Another method, called System Parameter Permutation (SPP), and its recent variant, System Parameter Randomization (SPR), was suggested by Walton (2014). This method involves applying a stochastic modeling approach for evaluating short-run and long-run performance estimates. The main advantage of SPP is that it does not rely on out-ofsample validation and this decreases data-snooping bias while it increases the power of the tests due to the larger sample. However, the first problem with SPP is that it requires selecting ex-ante a range of system parameters to subsequently vary and generate sampling distributions. This is problematic because data-mining bias does not only arise due to overfitting but also due to selection bias. In many cases selection bias is the main contributor to data-mining bias, for example when strategies have no parameters to vary. The second problem with SPP is that if it is repeatedly used under multiple trials, then it loses its effectiveness due to data snooping.

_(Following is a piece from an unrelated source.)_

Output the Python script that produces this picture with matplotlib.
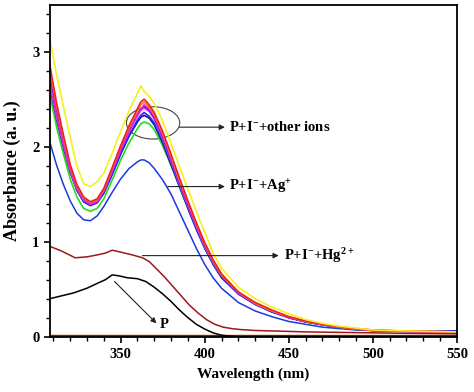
import numpy as np
import matplotlib
matplotlib.use("Agg")
import matplotlib.pyplot as plt
from matplotlib.patches import Ellipse
from matplotlib.ticker import MultipleLocator

plt.rcParams["font.family"] = ["Liberation Serif", "DejaVu Serif"]
plt.rcParams["font.weight"] = "bold"
plt.rcParams["mathtext.fontset"] = "custom"
plt.rcParams["mathtext.rm"] = "Liberation Serif:bold"
plt.rcParams["mathtext.default"] = "rm"

# ── Data ──────────────────────────────────────────────────────────────────────
wl = [308, 312, 316, 320, 324, 328, 332, 336, 340, 345, 350, 355, 360, 362,
      364, 367, 370, 375, 380, 385, 390, 395, 400, 405, 410, 420, 430, 440,
      450, 460, 470, 480, 490, 500, 520, 550]

# P + I- + other ions (cluster)
ion_yellow = [3.12, 2.75, 2.42, 2.10, 1.80, 1.61, 1.58, 1.63, 1.72, 1.93, 2.16, 2.38,
              2.56, 2.64, 2.58, 2.53, 2.45, 2.27, 2.03, 1.79, 1.55, 1.32, 1.10, 0.88,
              0.72, 0.52, 0.40, 0.31, 0.24, 0.18, 0.14, 0.11, 0.09, 0.07, 0.06, 0.05]
ion_red = [2.85, 2.45, 2.12, 1.81, 1.60, 1.47, 1.42, 1.45, 1.56, 1.78, 2.01, 2.22,
           2.40, 2.47, 2.50, 2.44, 2.36, 2.16, 1.92, 1.67, 1.43, 1.20, 0.99, 0.81,
           0.66, 0.47, 0.36, 0.28, 0.21, 0.165, 0.13, 0.105, 0.085, 0.07, 0.058, 0.05]
ion_orange = [2.80, 2.42, 2.10, 1.80, 1.59, 1.46, 1.41, 1.44, 1.55, 1.77, 2.00, 2.20,
              2.38, 2.44, 2.47, 2.42, 2.34, 2.14, 1.90, 1.65, 1.42, 1.19, 0.98, 0.80,
              0.65, 0.47, 0.35, 0.27, 0.21, 0.16, 0.13, 0.10, 0.08, 0.07, 0.056, 0.05]
ion_magenta = [2.67, 2.32, 2.03, 1.75, 1.56, 1.44, 1.39, 1.42, 1.53, 1.74, 1.96, 2.16,
               2.33, 2.39, 2.44, 2.40, 2.32, 2.12, 1.88, 1.64, 1.41, 1.18, 0.97, 0.80,
               0.65, 0.46, 0.35, 0.27, 0.20, 0.16, 0.13, 0.10, 0.08, 0.065, 0.055, 0.05]
ion_purple = [2.72, 2.36, 2.06, 1.77, 1.57, 1.45, 1.40, 1.43, 1.54, 1.75, 1.97, 2.17,
              2.34, 2.40, 2.42, 2.38, 2.30, 2.10, 1.86, 1.62, 1.39, 1.17, 0.96, 0.79,
              0.64, 0.46, 0.35, 0.27, 0.20, 0.16, 0.13, 0.10, 0.08, 0.065, 0.055, 0.05]
ion_pink = [2.65, 2.31, 2.02, 1.75, 1.56, 1.44, 1.40, 1.43, 1.54, 1.75, 1.97, 2.16,
            2.32, 2.38, 2.40, 2.37, 2.29, 2.09, 1.85, 1.61, 1.38, 1.16, 0.95, 0.78,
            0.64, 0.46, 0.35, 0.27, 0.20, 0.16, 0.13, 0.10, 0.08, 0.065, 0.055, 0.05]
ion_blue = [2.78, 2.38, 2.05, 1.76, 1.55, 1.42, 1.38, 1.41, 1.51, 1.71, 1.93, 2.12,
            2.28, 2.33, 2.36, 2.32, 2.25, 2.06, 1.83, 1.59, 1.36, 1.14, 0.94, 0.77,
            0.63, 0.45, 0.34, 0.26, 0.20, 0.155, 0.125, 0.10, 0.08, 0.065, 0.058, 0.055]
ion_navy = [2.62, 2.28, 1.99, 1.73, 1.54, 1.42, 1.38, 1.41, 1.51, 1.71, 1.92, 2.11,
            2.26, 2.31, 2.33, 2.30, 2.23, 2.04, 1.81, 1.58, 1.35, 1.13, 0.93, 0.76,
            0.62, 0.45, 0.34, 0.26, 0.20, 0.155, 0.125, 0.10, 0.08, 0.065, 0.058, 0.055]
ion_green = [2.54, 2.20, 1.92, 1.66, 1.47, 1.35, 1.32, 1.35, 1.45, 1.65, 1.86, 2.04,
             2.19, 2.24, 2.26, 2.24, 2.18, 2.01, 1.80, 1.58, 1.36, 1.15, 0.95, 0.78,
             0.64, 0.46, 0.35, 0.27, 0.20, 0.16, 0.13, 0.10, 0.08, 0.065, 0.055, 0.05]

# P + I- + Ag+
ag = [2.04, 1.80, 1.60, 1.43, 1.30, 1.23, 1.22, 1.27, 1.37, 1.52, 1.66, 1.77,
      1.84, 1.86, 1.86, 1.83, 1.77, 1.65, 1.50, 1.31, 1.12, 0.93, 0.76, 0.62,
      0.51, 0.36, 0.27, 0.21, 0.16, 0.13, 0.10, 0.085, 0.07, 0.065, 0.06, 0.06]

# P + I- + Hg2+
hg_wl = [308, 315, 323, 330, 336, 341, 345, 350, 357, 363, 367, 371, 376, 381,
         386, 391, 396, 401, 406, 411, 416, 421, 430, 440, 460, 480, 500, 520, 550]
hg = [0.95, 0.90, 0.83, 0.84, 0.86, 0.88, 0.91, 0.89, 0.86, 0.83, 0.79, 0.72,
      0.63, 0.53, 0.43, 0.33, 0.25, 0.18, 0.13, 0.10, 0.085, 0.075, 0.065, 0.06,
      0.05, 0.045, 0.04, 0.035, 0.03]

# P
p_wl = [308, 315, 322, 330, 336, 341, 345, 349, 354, 360, 365, 370, 375, 380,
        385, 390, 395, 400, 405, 410, 415, 420, 550]
p = [0.40, 0.43, 0.46, 0.51, 0.56, 0.60, 0.65, 0.64, 0.62, 0.61, 0.58, 0.52,
     0.45, 0.37, 0.28, 0.20, 0.13, 0.08, 0.04, 0.015, 0.005, 0.0, 0.0]

# baselines along zero
base_wl = [308, 550]
base_orange = [0.012, 0.012]
base_red = [0.004, 0.004]

cluster = [(ion_green, "#22dd22"), (ion_navy, "#10108a"), (ion_blue, "#2a2aff"),
           (ion_pink, "#ff66dd"), (ion_purple, "#7a10c8"), (ion_magenta, "#e020e0"),
           (ion_orange, "#ff7a1a"), (ion_red, "#ee2020"), (ion_yellow, "#f5f020")]

# ── Figure ────────────────────────────────────────────────────────────────────
fig = plt.figure(figsize=(4.74, 3.92), dpi=100)
ax = fig.add_axes([0.1055, 0.140, 0.8585, 0.847])

ax.plot(base_wl, base_orange, color="#e8a010", lw=1.6)
ax.plot(base_wl, base_red, color="#9a1010", lw=1.6)
ax.plot(p_wl, p, color="black", lw=1.1)
ax.plot(hg_wl, hg, color="#9a1a1a", lw=1.1)
ax.plot(wl, ag, color="#1a3ae0", lw=1.1)
for vals, c in cluster:
    ax.plot(wl, vals, color=c, lw=1.2)

ax.set_xlim(308, 550)
ax.set_ylim(-0.005, 3.49)
ax.xaxis.set_major_locator(MultipleLocator(50))
ax.xaxis.set_minor_locator(MultipleLocator(10))
ax.yaxis.set_major_locator(MultipleLocator(1))
ax.yaxis.set_minor_locator(MultipleLocator(0.2))
ax.tick_params(which="major", direction="out", length=4, width=1.2,
               labelsize=10.5, top=False, right=False)
ax.tick_params(which="minor", direction="out", length=3, width=1.0,
               top=False, right=False)
for s in ax.spines.values():
    s.set_linewidth(1.3)

ax.set_xlabel("Wavelength (nm)", fontsize=11, fontweight="bold", labelpad=5)
ax.set_ylabel("Absorbance (a. u.)", fontsize=13, fontweight="bold", labelpad=8)

# annotations
ax.add_patch(Ellipse((369.3, 2.25), 31.7, 0.34, fill=False,
                     edgecolor="#444444", lw=0.8))
arr = dict(arrowstyle="-|>", color="#222222", lw=0.8, mutation_scale=8,
           shrinkA=0, shrinkB=0)
ax.annotate("", xy=(412, 2.205), xytext=(385, 2.205), arrowprops=arr)
ax.text(414.5, 2.205, "P+I$^{-}$+other ions", fontsize=10.5, va="center")
ax.annotate("", xy=(412, 1.58), xytext=(378, 1.58), arrowprops=arr)
ax.text(414.5, 1.58, "P+I$^{-}$+Ag$^{+}$", fontsize=10.5, va="center")
ax.annotate("", xy=(444, 0.853), xytext=(363, 0.853), arrowprops=arr)
ax.text(447, 0.853, "P+I$^{-}$+Hg$^{2+}$", fontsize=10.5, va="center")
ax.annotate("", xy=(371.3, 0.14), xytext=(346.4, 0.58), arrowprops=arr)
ax.text(373, 0.13, "P", fontsize=10.5, va="center")

fig.savefig("out.png", dpi=100)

The third and more serious problem is that all tests are conditioned on historical data and the probability of a Type I error is high under a change in market conditions. Therefore, SPP does not answer the following crucial question: How will strategy performance be affected if market conditions occur that are fundamentally different than those that were encountered during the analysis? As we shall see in Section 3.1 via an example, there is nothing SPP can do to determine a failure due to a massive change in market conditions.